TASK DETAILS: Write out the entire listing below exactly, with the pictures left out.

DATA PROVIDED:
** Start **

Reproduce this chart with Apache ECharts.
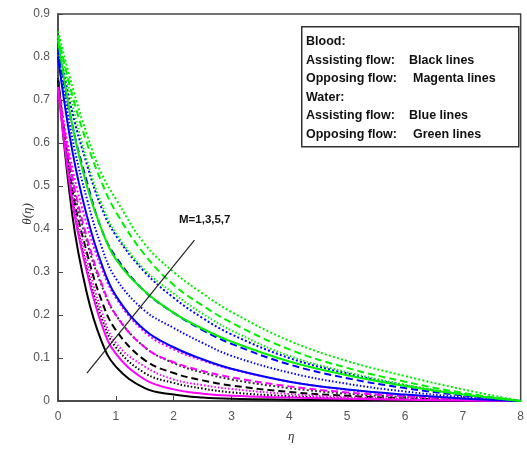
<!DOCTYPE html>
<html><head><meta charset="utf-8">
<script src="https://cdn.jsdelivr.net/npm/echarts@6/dist/echarts.min.js"></script>
<style>html,body{margin:0;padding:0;background:#fff}#c{width:527px;height:453px}</style>
</head><body><div id="c"></div>
<script>
var eta = [0, 0.25, 0.5, 0.75, 1, 1.5, 2, 2.5, 3, 4, 5, 6, 7, 8];
var xTicks = [0,1,2,3,4,5,6,7,8];
var yTicks = [0,0.1,0.2,0.3,0.4,0.5,0.6,0.7,0.8,0.9];

var black1 = [0.75,0.43,0.25,0.14,0.08,0.03,0.015,0.008,0.005,0.003,0.002,0.001,0.0005,0];
var black3 = [0.75,0.47,0.31,0.195,0.125,0.065,0.042,0.029,0.02,0.011,0.006,0.003,0.0015,0];
var black5 = [0.75,0.49,0.345,0.235,0.165,0.095,0.065,0.048,0.036,0.021,0.012,0.006,0.003,0];
var black7 = [0.75,0.51,0.37,0.27,0.20,0.125,0.088,0.066,0.05,0.03,0.017,0.009,0.004,0];

var magenta1 = [0.73,0.46,0.30,0.18,0.11,0.05,0.027,0.017,0.012,0.008,0.005,0.003,0.001,0];
var magenta3 = [0.73,0.48,0.33,0.21,0.135,0.08,0.05,0.037,0.028,0.016,0.009,0.005,0.002,0];
var magenta5 = [0.73,0.52,0.38,0.275,0.20,0.125,0.09,0.07,0.055,0.034,0.02,0.011,0.005,0];
var magenta7 = [0.73,0.54,0.41,0.31,0.24,0.16,0.12,0.094,0.074,0.045,0.026,0.014,0.006,0];

var blue1 = [0.80,0.58,0.43,0.32,0.245,0.165,0.125,0.097,0.075,0.045,0.027,0.015,0.006,0];
var blue3 = [0.81,0.61,0.47,0.36,0.285,0.21,0.17,0.135,0.105,0.066,0.04,0.022,0.009,0];
var blue5 = [0.82,0.64,0.51,0.40,0.335,0.255,0.205,0.165,0.133,0.085,0.053,0.03,0.013,0];
var blue7 = [0.83,0.67,0.55,0.45,0.385,0.30,0.24,0.193,0.155,0.10,0.064,0.036,0.015,0];

var green1 = [0.84,0.64,0.50,0.40,0.33,0.255,0.205,0.168,0.138,0.092,0.06,0.035,0.015,0];
var green3 = [0.85,0.69,0.56,0.46,0.39,0.305,0.25,0.203,0.164,0.105,0.067,0.038,0.016,0];
var green5 = [0.85,0.71,0.60,0.51,0.44,0.34,0.27,0.222,0.182,0.12,0.077,0.045,0.019,0];
var green7 = [0.86,0.73,0.62,0.53,0.47,0.365,0.30,0.25,0.207,0.14,0.093,0.058,0.027,0];

var arrowFrom = [0.5, 0.065];
var arrowTo = [2.36, 0.374];

function pts(v){ return eta.map(function(e,i){ return [e, v[i]]; }); }
var styles = {1:'solid', 3:[1.5,2], 5:[7,4], 7:[2,2.2]};
function mk(name, v, color, m){
  return {name:name, type:'line', data:pts(v), smooth:0.4, showSymbol:false, silent:true,
    lineStyle:{color:color, width:2, type:styles[m]}};
}
var series = [
  mk('b1',black1,'#000000',1), mk('b3',black3,'#000000',3), mk('b5',black5,'#000000',5), mk('b7',black7,'#333333',7),
  mk('m1',magenta1,'#ff00ff',1), mk('m3',magenta3,'#ff00ff',3), mk('m5',magenta5,'#ff00ff',5), mk('m7',magenta7,'#ff00ff',7),
  mk('u1',blue1,'#0000ff',1), mk('u3',blue3,'#0000ff',3), mk('u5',blue5,'#0000ff',5), mk('u7',blue7,'#0000ff',7),
  mk('g1',green1,'#00f000',1), mk('g3',green3,'#00f000',3), mk('g5',green5,'#00f000',5), mk('g7',green7,'#00f000',7)
];
series.push({type:'line', data:[], silent:true,
  markLine:{silent:true, symbol:['none','arrow'], symbolSize:[0,12], animation:false,
    lineStyle:{color:'#222', width:1.2, type:'solid'}, label:{show:false},
    data:[[{coord:arrowFrom},{coord:arrowTo}]]}});

var F = 'bold 12.5px Liberation Sans, Arial';
var chart = echarts.init(document.getElementById('c'), null, {renderer:'canvas'});
chart.setOption({
  animation:false,
  grid:{left:58, right:3, top:14, bottom:52, show:true, borderColor:'#444', borderWidth:1.5},
  xAxis:{type:'value', min:0, max:8, interval:1,
    axisLine:{show:true, onZero:false, lineStyle:{color:'#444', width:1.5}},
    axisTick:{show:true, inside:true, length:5, lineStyle:{color:'#444'}},
    axisLabel:{color:'#555', fontSize:12, fontFamily:'Liberation Sans, Arial', margin:10,
      formatter:function(v){ return xTicks.indexOf(v)>=0 ? String(v) : ''; }},
    splitLine:{show:false}},
  yAxis:{type:'value', min:0, max:0.9, interval:0.1,
    axisLine:{show:true, onZero:false, lineStyle:{color:'#444', width:1.5}},
    axisTick:{show:true, inside:true, length:5, lineStyle:{color:'#444'}},
    axisLabel:{color:'#555', fontSize:12, fontFamily:'Liberation Sans, Arial', margin:8,
      formatter:function(v){ var r=Math.round(v*10)/10; return r===0?'0':String(r); }},
    splitLine:{show:false}},
  series:series,
  graphic:[
    {type:'rect', left:301, top:26, shape:{width:217, height:120}, style:{fill:'#fff', stroke:'#333', lineWidth:1.5}, z:100},
    {type:'text', left:306, top:35, style:{text:'Blood:', font:F, fill:'#111'}, z:101},
    {type:'text', left:306, top:54, style:{text:'Assisting flow:', font:F, fill:'#111'}, z:101},
    {type:'text', left:409, top:54, style:{text:'Black lines', font:F, fill:'#111'}, z:101},
    {type:'text', left:306, top:72, style:{text:'Opposing flow:', font:F, fill:'#111'}, z:101},
    {type:'text', left:413, top:72, style:{text:'Magenta lines', font:F, fill:'#111'}, z:101},
    {type:'text', left:306, top:91, style:{text:'Water:', font:F, fill:'#111'}, z:101},
    {type:'text', left:306, top:109, style:{text:'Assisting flow:', font:F, fill:'#111'}, z:101},
    {type:'text', left:409, top:109, style:{text:'Blue lines', font:F, fill:'#111'}, z:101},
    {type:'text', left:306, top:128, style:{text:'Opposing flow:', font:F, fill:'#111'}, z:101},
    {type:'text', left:413, top:128, style:{text:'Green lines', font:F, fill:'#111'}, z:101},
    {type:'text', left:179, top:214, style:{text:'M=1,3,5,7', font:'bold 11.5px Liberation Sans, Arial', fill:'#111'}, z:101},
    {type:'text', left:288, top:430, style:{text:'η', font:'italic 13px Liberation Serif, Times New Roman', fill:'#333'}, z:101},
    {type:'text', x:28, y:214, rotation:Math.PI/2, style:{text:'θ(η)', font:'italic 13px Liberation Serif, Times New Roman', fill:'#333', align:'center', verticalAlign:'middle'}, z:101}
  ]
});
</script></body></html>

** End **

FINISHED TASK:
Reproduce this chart with Apache ECharts.
<!DOCTYPE html>
<html><head><meta charset="utf-8">
<script src="https://cdn.jsdelivr.net/npm/echarts@6/dist/echarts.min.js"></script>
<style>html,body{margin:0;padding:0;background:#fff}#c{width:527px;height:453px}</style>
</head><body><div id="c"></div>
<script>
var eta = [0, 0.25, 0.5, 0.75, 1, 1.5, 2, 2.5, 3, 4, 5, 6, 7, 8];
var xTicks = [0,1,2,3,4,5,6,7,8];
var yTicks = [0,0.1,0.2,0.3,0.4,0.5,0.6,0.7,0.8,0.9];

var black1 = [0.75,0.43,0.25,0.14,0.08,0.03,0.015,0.008,0.005,0.003,0.002,0.001,0.0005,0];
var black3 = [0.75,0.47,0.31,0.195,0.125,0.065,0.042,0.029,0.02,0.011,0.006,0.003,0.0015,0];
var black5 = [0.75,0.49,0.345,0.235,0.165,0.095,0.065,0.048,0.036,0.021,0.012,0.006,0.003,0];
var black7 = [0.75,0.51,0.37,0.27,0.20,0.125,0.088,0.066,0.05,0.03,0.017,0.009,0.004,0];

var magenta1 = [0.73,0.46,0.30,0.18,0.11,0.05,0.027,0.017,0.012,0.008,0.005,0.003,0.001,0];
var magenta3 = [0.73,0.48,0.33,0.21,0.135,0.08,0.05,0.037,0.028,0.016,0.009,0.005,0.002,0];
var magenta5 = [0.73,0.52,0.38,0.275,0.20,0.125,0.09,0.07,0.055,0.034,0.02,0.011,0.005,0];
var magenta7 = [0.73,0.54,0.41,0.31,0.24,0.16,0.12,0.094,0.074,0.045,0.026,0.014,0.006,0];

var blue1 = [0.80,0.58,0.43,0.32,0.245,0.165,0.125,0.097,0.075,0.045,0.027,0.015,0.006,0];
var blue3 = [0.81,0.61,0.47,0.36,0.285,0.21,0.17,0.135,0.105,0.066,0.04,0.022,0.009,0];
var blue5 = [0.82,0.64,0.51,0.40,0.335,0.255,0.205,0.165,0.133,0.085,0.053,0.03,0.013,0];
var blue7 = [0.83,0.67,0.55,0.45,0.385,0.30,0.24,0.193,0.155,0.10,0.064,0.036,0.015,0];

var green1 = [0.84,0.64,0.50,0.40,0.33,0.255,0.205,0.168,0.138,0.092,0.06,0.035,0.015,0];
var green3 = [0.85,0.69,0.56,0.46,0.39,0.305,0.25,0.203,0.164,0.105,0.067,0.038,0.016,0];
var green5 = [0.85,0.71,0.60,0.51,0.44,0.34,0.27,0.222,0.182,0.12,0.077,0.045,0.019,0];
var green7 = [0.86,0.73,0.62,0.53,0.47,0.365,0.30,0.25,0.207,0.14,0.093,0.058,0.027,0];

var arrowFrom = [0.5, 0.065];
var arrowTo = [2.36, 0.374];

function pts(v){ return eta.map(function(e,i){ return [e, v[i]]; }); }
var styles = {1:'solid', 3:[1.5,2], 5:[7,4], 7:[2,2.2]};
function mk(name, v, color, m){
  return {name:name, type:'line', data:pts(v), smooth:0.4, showSymbol:false, silent:true,
    lineStyle:{color:color, width:2, type:styles[m]}};
}
var series = [
  mk('b1',black1,'#000000',1), mk('b3',black3,'#000000',3), mk('b5',black5,'#000000',5), mk('b7',black7,'#333333',7),
  mk('m1',magenta1,'#ff00ff',1), mk('m3',magenta3,'#ff00ff',3), mk('m5',magenta5,'#ff00ff',5), mk('m7',magenta7,'#ff00ff',7),
  mk('u1',blue1,'#0000ff',1), mk('u3',blue3,'#0000ff',3), mk('u5',blue5,'#0000ff',5), mk('u7',blue7,'#0000ff',7),
  mk('g1',green1,'#00f000',1), mk('g3',green3,'#00f000',3), mk('g5',green5,'#00f000',5), mk('g7',green7,'#00f000',7)
];
series.push({type:'line', data:[], silent:true,
  markLine:{silent:true, symbol:['none','arrow'], symbolSize:[0,12], animation:false,
    lineStyle:{color:'#222', width:1.2, type:'solid'}, label:{show:false},
    data:[[{coord:arrowFrom},{coord:arrowTo}]]}});

var F = 'bold 12.5px Liberation Sans, Arial';
var chart = echarts.init(document.getElementById('c'), null, {renderer:'canvas'});
chart.setOption({
  animation:false,
  grid:{left:58, right:3, top:14, bottom:52, show:true, borderColor:'#444', borderWidth:1.5},
  xAxis:{type:'value', min:0, max:8, interval:1,
    axisLine:{show:true, onZero:false, lineStyle:{color:'#444', width:1.5}},
    axisTick:{show:true, inside:true, length:5, lineStyle:{color:'#444'}},
    axisLabel:{color:'#555', fontSize:12, fontFamily:'Liberation Sans, Arial', margin:10,
      formatter:function(v){ return xTicks.indexOf(v)>=0 ? String(v) : ''; }},
    splitLine:{show:false}},
  yAxis:{type:'value', min:0, max:0.9, interval:0.1,
    axisLine:{show:true, onZero:false, lineStyle:{color:'#444', width:1.5}},
    axisTick:{show:true, inside:true, length:5, lineStyle:{color:'#444'}},
    axisLabel:{color:'#555', fontSize:12, fontFamily:'Liberation Sans, Arial', margin:8,
      formatter:function(v){ var r=Math.round(v*10)/10; return r===0?'0':String(r); }},
    splitLine:{show:false}},
  series:series,
  graphic:[
    {type:'rect', left:301, top:26, shape:{width:217, height:120}, style:{fill:'#fff', stroke:'#333', lineWidth:1.5}, z:100},
    {type:'text', left:306, top:35, style:{text:'Blood:', font:F, fill:'#111'}, z:101},
    {type:'text', left:306, top:54, style:{text:'Assisting flow:', font:F, fill:'#111'}, z:101},
    {type:'text', left:409, top:54, style:{text:'Black lines', font:F, fill:'#111'}, z:101},
    {type:'text', left:306, top:72, style:{text:'Opposing flow:', font:F, fill:'#111'}, z:101},
    {type:'text', left:413, top:72, style:{text:'Magenta lines', font:F, fill:'#111'}, z:101},
    {type:'text', left:306, top:91, style:{text:'Water:', font:F, fill:'#111'}, z:101},
    {type:'text', left:306, top:109, style:{text:'Assisting flow:', font:F, fill:'#111'}, z:101},
    {type:'text', left:409, top:109, style:{text:'Blue lines', font:F, fill:'#111'}, z:101},
    {type:'text', left:306, top:128, style:{text:'Opposing flow:', font:F, fill:'#111'}, z:101},
    {type:'text', left:413, top:128, style:{text:'Green lines', font:F, fill:'#111'}, z:101},
    {type:'text', left:179, top:214, style:{text:'M=1,3,5,7', font:'bold 11.5px Liberation Sans, Arial', fill:'#111'}, z:101},
    {type:'text', left:288, top:430, style:{text:'η', font:'italic 13px Liberation Serif, Times New Roman', fill:'#333'}, z:101},
    {type:'text', x:28, y:214, rotation:Math.PI/2, style:{text:'θ(η)', font:'italic 13px Liberation Serif, Times New Roman', fill:'#333', align:'center', verticalAlign:'middle'}, z:101}
  ]
});
</script></body></html>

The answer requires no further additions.